Which? has welcomed news that Britain’s leading banks are being taken to court over unauthorised overdraft charges.
The Office of Fair Trading (OFT) has announced it’s launching a test case in the High Court into the legality of the fees.
Banks are raking in billions of pounds a year in penalty fees, which are charged when customers go over their overdraft limit or if a bank bounces a cheque.
The OFT believes the charges – which are typically around £30 – are unfair and it is now seeking legal clarification.
The test case will also involve Abbey National, Barclays, Clydesdale, the HBOS group, which includes Halifax, HSBC, Lloyds TSB, and the Royal Bank of Scotland Group, which includes NatWest, and Nationwide Building Society.
Which? personal finance campaigner Doug Taylor said: ‘This announcement is a victory for common sense. In April 2006, we called for the FSA to investigate whether bank customers have been treated unfairly and this process will finally give legal certainty.
‘A lot of time and money could have been saved if the banks had not tried to evade questions about their charging structures for the past year. It’s unfortunate that it has to go to court, but at least we will get a decision that banks cannot dispute.
‘If the court does find that banks have been acting unfairly we hope they will proactively compensate all consumers who have been charged for going over their overdraft limit in the last six years.

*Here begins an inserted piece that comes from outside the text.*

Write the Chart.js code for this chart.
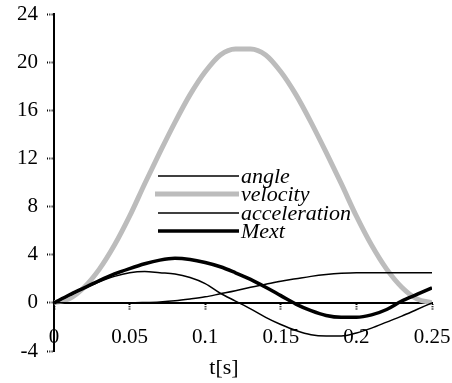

‘We hope that this will be a speedy process so consumers are not left in limbo, but in the meantime people should not stop claiming. Anyone who thinks that they have been charged unfairly by their bank should use the template letters on our site.’
The British Bankers’ Association said the banks were working with the OFT and the Financial Services Authority to ask the UK courts to clarify the legal position regarding overdraft fees.
But it added that the banks still believed the fees for unauthorised overdraft charges were clear and fair.